18 novembre 2007

L'épicentre et la matière

Je crois que pour écrire j’ai besoin d’un rond. Par rond j’entends : un centre, la chaleur ronde d’un soleil derrière des carreaux, un lieu épicentre et équilibre, le plateau nu et grand et rond d’une table sans tissu pour toucher la matière, un bois foncé, pouvoir être attablé sans rien autour ni derrière ni aux côtés, aux heures où la lune fait silence, aux heures où le soleil fait sieste, sur un papier lisse et sans miettes que la main caresse pour l’envisager, apurer le grain pour le donner plus vierge encor
J’ai besoin avec mes jambes de trois kilomètres de pouvoir les allonger dans le moelleux.

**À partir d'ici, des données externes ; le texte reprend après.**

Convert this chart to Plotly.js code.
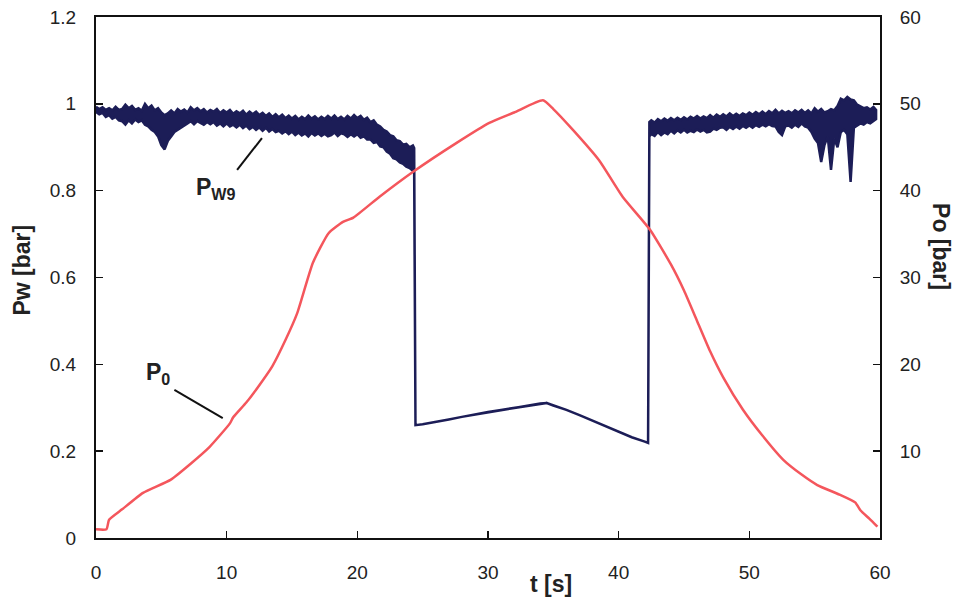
<!DOCTYPE html>
<html>
<head>
<meta charset="utf-8">
<script src="https://cdn.plot.ly/plotly-3.0.1.min.js"></script>
<style>html,body{margin:0;padding:0;background:#fff;}#chart{width:960px;height:598px;}</style>
</head>
<body>
<div id="chart"></div>
<script>
// ---- Pw9 (left axis, bar): noisy band drawn as upper / lower envelope ----
// before the drop
const pw9T1 = [
  0,0.25,0.5,0.75, 1,1.25,1.5,1.75, 2,2.25,2.5,2.75, 3,3.25,3.5,3.75,
  4,4.25,4.5,4.75, 5,5.25,5.5,5.75, 6,6.25,6.5,6.75, 7,7.25,7.5,7.75,
  8,8.25,8.5,8.75, 9,9.25,9.5,9.75, 10,10.25,10.5,10.75, 11,11.25,11.5,11.75,
  12,12.25,12.5,12.75, 13,13.25,13.5,13.75, 14,14.25,14.5,14.75, 15,15.25,15.5,15.75,
  16,16.25,16.5,16.75, 17,17.25,17.5,17.75, 18,18.25,18.5,18.75, 19,19.25,19.5,19.75,
  20,20.25,20.5,20.75, 21,21.25,21.5,21.75, 22,22.25,22.5,22.75, 23,23.25,23.5,23.75,
  24,24.25,24.35];
const pw9Hi1 = [
  0.993,0.988,0.992,0.986, 0.990,0.985,0.993,0.986, 0.988,0.998,0.990,0.995, 0.986,0.990,0.984,1.000,
  0.990,0.996,0.985,0.990, 0.980,0.974,0.978,0.985, 0.978,0.988,0.982,0.987, 0.980,0.992,0.985,0.990,
  0.983,0.988,0.980,0.986, 0.982,0.988,0.979,0.985, 0.980,0.986,0.977,0.983, 0.978,0.984,0.975,0.982,
  0.976,0.982,0.974,0.979, 0.972,0.978,0.970,0.976, 0.969,0.975,0.967,0.973, 0.966,0.972,0.964,0.970,
  0.965,0.973,0.966,0.971, 0.964,0.970,0.965,0.972, 0.966,0.973,0.965,0.970, 0.964,0.972,0.966,0.974,
  0.967,0.972,0.963,0.968, 0.958,0.962,0.952,0.948, 0.940,0.936,0.928,0.925, 0.916,0.914,0.906,0.908,
  0.900,0.904,0.898];
const pw9Lo1 = [
  0.981,0.976,0.979,0.970, 0.974,0.966,0.970,0.962, 0.960,0.952,0.962,0.955, 0.964,0.958,0.962,0.952,
  0.948,0.940,0.935,0.925, 0.905,0.895,0.915,0.925, 0.935,0.940,0.946,0.950, 0.955,0.960,0.953,0.960,
  0.956,0.952,0.958,0.953, 0.958,0.950,0.955,0.948, 0.955,0.948,0.952,0.946, 0.952,0.944,0.950,0.942,
  0.947,0.940,0.946,0.938, 0.945,0.936,0.942,0.935, 0.938,0.932,0.937,0.930, 0.936,0.928,0.934,0.927,
  0.932,0.925,0.933,0.927, 0.932,0.926,0.931,0.925, 0.928,0.934,0.926,0.932, 0.930,0.924,0.930,0.925,
  0.930,0.922,0.925,0.918, 0.918,0.910,0.912,0.902, 0.900,0.890,0.885,0.875, 0.872,0.865,0.862,0.855,
  0.852,0.846,0.843];
// low section between the two jumps (single thin line)
const pw9T2  = [24.45,25,26,27,28,29,30,31,32,33,34,34.5,35,36,37,38,39,40,41,42,42.25];
const pw9Mid = [0.26,0.262,0.267,0.273,0.279,0.285,0.29,0.295,0.3,0.305,0.31,0.311,0.305,0.295,0.283,0.27,0.258,0.245,0.232,0.222,0.219];
// after the jump back
const pw9T3 = [
  42.35,42.5,42.75, 43,43.25,43.5,43.75, 44,44.25,44.5,44.75, 45,45.25,45.5,45.75,
  46,46.25,46.5,46.75, 47,47.25,47.5,47.75, 48,48.25,48.5,48.75, 49,49.25,49.5,49.75,
  50,50.25,50.5,50.75, 51,51.25,51.5,51.75, 52,52.25,52.5,52.75, 53,53.25,53.5,53.75,
  54,54.25,54.5,54.75, 55,55.25,55.5,55.75, 56,56.25,56.5,56.75, 57,57.25,57.5,57.75,
  58,58.25,58.5,58.75, 59,59.25,59.5,59.7];
const pw9Hi3 = [
  0.958,0.962,0.957, 0.965,0.960,0.966,0.961, 0.967,0.962,0.968,0.963, 0.969,0.964,0.970,0.966,
  0.972,0.966,0.971,0.967, 0.974,0.968,0.975,0.970, 0.976,0.971,0.978,0.972, 0.977,0.972,0.978,0.974,
  0.980,0.975,0.981,0.976, 0.982,0.976,0.983,0.978, 0.986,0.978,0.984,0.979, 0.983,0.978,0.985,0.980,
  0.986,0.979,0.985,0.978, 0.990,0.982,0.988,0.980, 0.983,0.988,0.985,0.995, 1.012,1.008,1.016,1.010,
  1.008,0.998,0.994,0.990, 0.992,0.987,0.993,0.986];
const pw9Lo3 = [
  0.925,0.930,0.926, 0.935,0.928,0.934,0.930, 0.938,0.932,0.939,0.934, 0.940,0.934,0.938,0.935,
  0.941,0.936,0.940,0.934, 0.936,0.943,0.940,0.945, 0.946,0.940,0.947,0.942, 0.948,0.943,0.949,0.945,
  0.950,0.945,0.951,0.947, 0.952,0.948,0.953,0.949, 0.948,0.935,0.928,0.948, 0.950,0.945,0.952,0.947,
  0.955,0.948,0.945,0.935, 0.920,0.910,0.866,0.905, 0.925,0.848,0.920,0.900, 0.935,0.940,0.930,0.820,
  0.945,0.950,0.955,0.952, 0.958,0.955,0.960,0.965];

// ---- P0 (right axis, bar) ----
const p0T = [0,0.8,1,2,3.6,5.7,7.2,8.7,10.25,10.5,11.5,12.5,13.5,14.5,15.4,16.6,17.8,18.9,19.7,21.7,24.3,27.6,30.1,32,34.2,35,36.5,38.5,40.3,42.4,44,45,46,47,48,49.5,51,52.6,54,55.2,56.9,58.1,58.5,59.2,59.8];
const p0  = [1.0,1.0,2.1,3.3,5.2,6.7,8.5,10.5,13.2,13.9,15.6,17.6,19.8,22.8,25.9,31.7,35.1,36.4,36.9,39.3,42.2,45.5,47.8,49.0,50.4,49.4,47.0,43.5,39.3,35.5,31.5,28.5,25.0,21.5,18.5,14.8,11.8,9.0,7.3,6.1,5.0,4.1,3.2,2.2,1.3];

const xTicks = [0,10,20,30,40,50,60];
const yTicks = [0,0.2,0.4,0.6,0.8,1,1.2];
const y2Ticks = [10,20,30,40,50,60];

// closed polygon of the Pw9 band: upper edge forward, lower edge backward
const tAll = pw9T1.concat(pw9T2, pw9T3);
const hiAll = pw9Hi1.concat(pw9Mid, pw9Hi3);
const loAll = pw9Lo1.concat(pw9Mid, pw9Lo3);
const bandX = tAll.concat(tAll.slice().reverse());
const bandY = hiAll.concat(loAll.slice().reverse());

const navy = '#1c1d57';
const red = '#f4565c';
const font = 'Arial, "Liberation Sans", sans-serif';

const traces = [
  {x: bandX, y: bandY, type: 'scatter', mode: 'lines', fill: 'toself', fillcolor: navy,
   line: {color: navy, width: 2.5}, name: 'Pw9', yaxis: 'y', hoverinfo: 'skip'},
  {x: p0T, y: p0, type: 'scatter', mode: 'lines', line: {color: red, width: 2.5, shape: 'spline', smoothing: 0.5},
   name: 'P0', yaxis: 'y2'}
];

const axCommon = {showgrid: false, zeroline: false, showline: true, linecolor: '#111', linewidth: 2,
  ticks: 'inside', ticklen: 7, tickwidth: 1.5, tickcolor: '#111',
  tickfont: {family: font, size: 19, color: '#222'}};

const layout = {
  width: 960, height: 598,
  margin: {l: 96, r: 80, t: 17, b: 60},
  paper_bgcolor: '#fff', plot_bgcolor: '#fff',
  showlegend: false,
  font: {family: font, color: '#222'},
  xaxis: Object.assign({}, axCommon, {range: [0, 60], tickvals: xTicks, mirror: true, ticklabelstandoff: 16}),
  yaxis: Object.assign({}, axCommon, {range: [0, 1.2], tickvals: yTicks, ticktext: yTicks.map(String), mirror: true, ticklabelstandoff: 14}),
  yaxis2: Object.assign({}, axCommon, {range: [0, 60], tickvals: y2Ticks, overlaying: 'y', side: 'right', ticklabelstandoff: 14}),
  shapes: [
    {type: 'line', xref: 'x', yref: 'y', x0: 10.8, y0: 0.848, x1: 12.7, y1: 0.921, line: {color: '#111', width: 2}},
    {type: 'line', xref: 'x', yref: 'y', x0: 6.0, y0: 0.341, x1: 9.7, y1: 0.276, line: {color: '#111', width: 2}}
  ],
  annotations: [
    {xref: 'paper', yref: 'paper', x: -0.094, y: 0.514, xanchor: 'center', yanchor: 'middle',
     text: '<b>Pw [bar]</b>', showarrow: false, textangle: -90,
     font: {family: font, size: 23, color: '#222'}},
    {xref: 'paper', yref: 'paper', x: 1.078, y: 0.56, xanchor: 'center', yanchor: 'middle',
     text: '<b>Po [bar]</b>', showarrow: false, textangle: 90,
     font: {family: font, size: 23, color: '#222'}},
    {xref: 'paper', yref: 'paper', x: 0.58, y: -0.088, xanchor: 'center', yanchor: 'middle',
     text: '<b>t [s]</b>', showarrow: false,
     font: {family: font, size: 23, color: '#222'}},
    {xref: 'x', yref: 'y', x: 9.2, y: 0.805, xanchor: 'center', yanchor: 'middle',
     text: '<b>P<sub>W9</sub></b>', showarrow: false,
     font: {family: font, size: 23, color: '#222'}},
    {xref: 'x', yref: 'y', x: 4.75, y: 0.38, xanchor: 'center', yanchor: 'middle',
     text: '<b>P<sub>0</sub></b>', showarrow: false,
     font: {family: font, size: 23, color: '#222'}}
  ]
};

Plotly.newPlot('chart', traces, layout, {staticPlot: true, displayModeBar: false});
</script>
</body>
</html>
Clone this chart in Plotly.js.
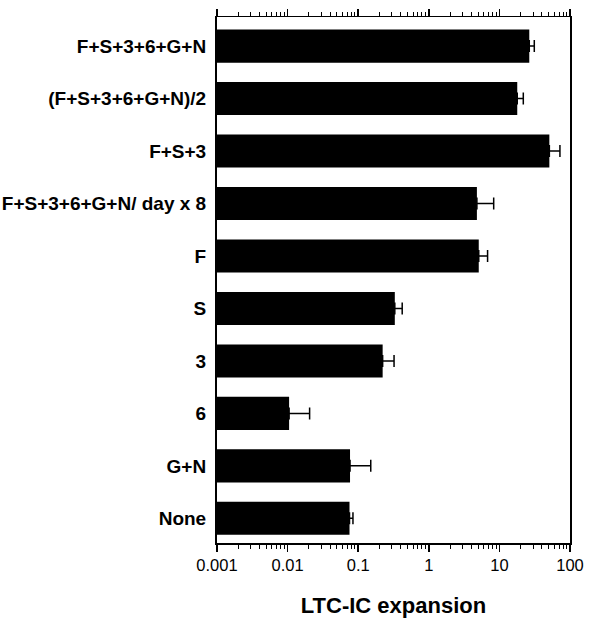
<!DOCTYPE html>
<html>
<head>
<meta charset="utf-8">
<script src="https://cdn.plot.ly/plotly-3.0.1.min.js"></script>
<style>html,body{margin:0;padding:0;background:#fff;}#chart{width:591px;height:623px;}</style>
</head>
<body>
<div id="chart"></div>
<script>
const categories = ["F+S+3+6+G+N", "(F+S+3+6+G+N)/2", "F+S+3", "F+S+3+6+G+N/ day x 8", "F", "S", "3", "6", "G+N", "None"];
const expansion = [26.5, 17.9, 51, 4.8, 5.1, 0.33, 0.222, 0.0105, 0.0766, 0.0753];
const errorPlus = [4.7, 3.9, 21, 3.5, 1.7, 0.09, 0.10, 0.010, 0.074, 0.009];
const xTickVals = [0.001, 0.01, 0.1, 1, 10, 100];
const xTickText = ["0.001", "0.01", "0.1", "1", "10", "100"];
const xTitle = "LTC-IC expansion";

const trace = {
  type: 'bar',
  orientation: 'h',
  y: categories,
  x: expansion,
  width: 0.63,
  marker: {color: '#000', line: {width: 0}},
  error_x: {
    type: 'data', symmetric: false,
    array: errorPlus,
    arrayminus: errorPlus.map(() => 0),
    color: '#000', thickness: 1.5, width: 6
  },
  hoverinfo: 'none'
};

const layout = {
  width: 591, height: 623,
  margin: {l: 217, r: 21, t: 17, b: 80},
  paper_bgcolor: '#fff', plot_bgcolor: '#fff',
  showlegend: false,
  font: {family: '"Liberation Sans", Arial, sans-serif', color: '#000'},
  xaxis: {
    type: 'log',
    range: [-3, 2],
    tickmode: 'array',
    tickvals: xTickVals,
    ticktext: xTickText,
    ticks: 'outside', ticklen: 7, tickwidth: 1.5, tickcolor: '#000',
    minor: {ticks: 'outside', ticklen: 4, tickwidth: 1, tickcolor: '#000', dtick: 'D1', showgrid: false},
    showline: true, linecolor: '#000', linewidth: 1.5,
    mirror: 'ticks',
    showgrid: false, zeroline: false,
    tickfont: {size: 16.5, color: '#000'},
    title: {text: xTitle, font: {size: 22, color: '#000', family: '"Liberation Sans", Arial, sans-serif', weight: 'bold'}, standoff: 24}
  },
  yaxis: {
    type: 'category',
    range: [9.47, -0.555],
    ticks: '',
    ticklabelstandoff: 5,
    showline: true, linecolor: '#000', linewidth: 2,
    mirror: true,
    showgrid: false, zeroline: false,
    tickfont: {size: 19, color: '#000', weight: 'bold'}
  }
};

Plotly.newPlot('chart', [trace], layout, {displayModeBar: false, staticPlot: true});
</script>
</body>
</html>
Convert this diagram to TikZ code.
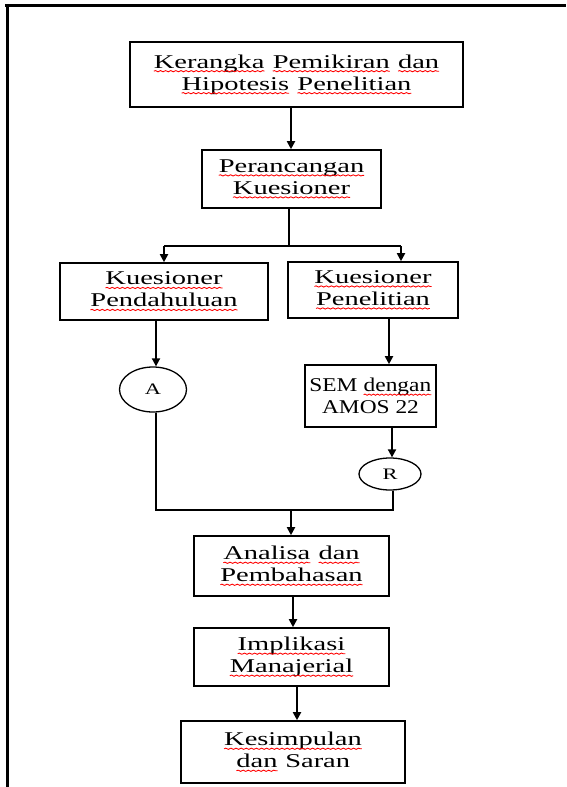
\documentclass[tikz,border=0pt]{standalone}
\usepackage{fontspec}
\setmainfont{Liberation Serif}
\usepackage{graphicx}
\usetikzlibrary{arrows.meta,shapes.geometric,decorations.pathmorphing}
\newcommand\sx[1]{\scalebox{1.46}[1]{#1}}
\newcommand\sy[1]{\scalebox{1.2}[1]{#1}}
\tikzset{
  wordnode/.style={shape=rectangle, draw=none, fill=none, inner sep=0pt, outer sep=0pt,
    minimum width=0pt, minimum height=0pt, anchor=base west, text=black},
  squiggle/.style={draw=red, line width=0.8pt,
    decorate, decoration={snake, amplitude=0.6pt, segment length=3.5pt}},
}
\newcommand\rw[1]{\tikz[baseline=0pt]{\node[wordnode] (w) at (0pt,0pt) {#1};%
  \draw[squiggle] (0pt,-3pt) -- ([yshift=-3pt]w.base east);}}
\tikzset{
  box/.style={draw, line width=1.6pt, rectangle, inner sep=0pt, align=center,
    font=\fontsize{19.5}{22}\selectfont},
  conn/.style={draw, line width=1.3pt, ellipse, inner sep=0pt,
    font=\fontsize{16}{18}\selectfont},
  link/.style={line width=1.8pt},
  arr/.style={link, -{Triangle[length=8pt,width=8pt]}},
  frame/.style={line width=3pt},
}
\begin{document}
\begin{tikzpicture}[x=1pt,y=-1pt]
\useasboundingbox (0,0) rectangle (567,787);
% frame
\coordinate (fl) at (5,5.5);
\coordinate (fr) at (566,5.5);
\coordinate (ft) at (7.5,4);
\coordinate (fb) at (7.5,787);
\draw[frame] (fl) -- (fr);
\draw[frame] (ft) -- (fb);

\node[box, minimum width=333pt, minimum height=65pt] (b1) at (296.5,74.5)
  {\sx{\rw{Kerangka} \rw{Pemikiran} \rw{dan}}\\\sx{\rw{Hipotesis} \rw{Penelitian}}};
\node[box, minimum width=179pt, minimum height=58pt] (b2) at (291.5,179)
  {\sx{\rw{Perancangan}}\\\sx{\rw{Kuesioner}}};
\node[box, minimum width=208pt, minimum height=57pt] (b3) at (164,291.5)
  {\sx{\rw{Kuesioner}}\\\sx{\rw{Pendahuluan}}};
\node[box, minimum width=170pt, minimum height=56pt] (b4) at (373,290)
  {\sx{\rw{Kuesioner}}\\\sx{\rw{Penelitian}}};
\node[conn, minimum width=67pt, minimum height=45pt] (ca) at (153,389.5) {\scalebox{1.4}[1]{A}};
\node[box, minimum width=131pt, minimum height=62pt] (b5) at (370.5,396)
  {\sy{SEM \rw{dengan}}\\\sy{AMOS 22}};
\node[conn, minimum width=62pt, minimum height=32pt] (cb) at (390,474) {\scalebox{1.4}[1]{R}};
\node[box, minimum width=195pt, minimum height=60pt] (b6) at (291.5,566)
  {\sx{\rw{Analisa} \rw{dan}}\\\sx{\rw{Pembahasan}}};
\node[box, minimum width=195pt, minimum height=58pt] (b7) at (291.5,657)
  {\sx{\rw{Implikasi}}\\\sx{\rw{Manajerial}}};
\node[box, minimum width=224pt, minimum height=62pt] (b8) at (293,752)
  {\sx{\rw{Kesimpulan}}\\\sx{\rw{dan} Saran}};

\coordinate (split) at (289,246);
\coordinate (sl) at (164,246);
\coordinate (sr) at (401,246);
\coordinate (ml) at (156,510);
\coordinate (mr) at (393,510);
\coordinate (mm) at (291,510);

\draw[arr] (b1.south -| 291,0) -- (b2.north -| 291,0);
\draw[link] (b2.south -| split) -- (split);
\draw[link] (sl) -- (sr);
\draw[arr] (sl) -- (b3.north -| sl);
\draw[arr] (sr) -- (b4.north -| sr);
\draw[arr] (b3.south -| 156,0) -- (ca.north -| 156,0);
\draw[arr] (b4.south -| 389,0) -- (b5.north -| 389,0);
\draw[arr] (b5.south -| 392,0) -- (cb.north -| 392,0);
\draw[link] (ca.south -| ml) -- (ml) -- (mr) -- (cb.south -| mr);
\draw[arr] (mm) -- (b6.north -| mm);
\draw[arr] (b6.south -| 293,0) -- (b7.north -| 293,0);
\draw[arr] (b7.south -| 297,0) -- (b8.north -| 297,0);
\end{tikzpicture}
\end{document}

M’accorder la douceur de la mie de pain. Tourner trente-sept fois dans mon panier pour trouver la bonne position. Il n’y en a qu’une. Elle doit tomber comme une évidence.
Et m’asseoir d’abord donc
M’asseoir d’écriture
Trouver l’aimant.


L’épicentre sera là où tout seulement commence. Après, mon atelier pourra s’enfleurir dans d’autres couches ou sous d’autres luminaires. C’est la poignée de grains semés au vent, et du vert tendre pour boutures.
L’épicentre n’est pas la suite, l’épicentre n’a pas la finition, tout pourra s’endiabler dans la foule ou par un clavier complice, de la coupe claire à la rature sombre et au rire frais d’un nouvel équilibre accompli.
Ne pas oublier de caresser les feuilles, souvent.


L’épicentre ne sait pas la matière, elle vient par bouffées, comme des poignées de sable mouillé, vestiges de sculptures infantes, d’un fil à plomb du fond d’un puits, de dames de pique ou de cœur d’un château de cartes, elle a les couleurs du ciel, elle aime les livres elle les lit tous, s’en enrobe et s’en fait voyages et chroniques, les recrée, les dépasse et les range dans une absolue géométrie sur ses mille et mille degrés d’étages, gradations des sucs et plaisirs et chairs de corps et nuit et fougue


La matière se nourrit d’elle-même et se doit de s’embarquer sur de hauts et beaux paquebots de transhumance pour s’aller dans les tyrols alpestres, des voûtes catalanes ou autres embarquements pour la Lusitanie et des cieux de Golem et de vaste Danube, s’inscrire et pénétrer d’autres langues, perpétrer les transversales des inconscients collectifs et de l’amnésie personnelle pour s’imbiber des alphabets universels et dépasser la seconde de réalité pour la dilater et lui faire rendre gorge en mousses généreuses et lui faire rendre corps de par la parole des pierres exhumées et de toutes les transgressions possibles et dénouer le corset impeccable de la sagesse apprise et la rendre fière et libre


Et, l’épicentre et la matière s’iront la main dans la main, tout à la joie de ce harnais crânement délaissé, et pourront voudront devront exulter, acceptant l’émotion de ce qui avance et de ce qui s’écrit et devra continuer à s’écrire pour exister, et exister à l’écriture.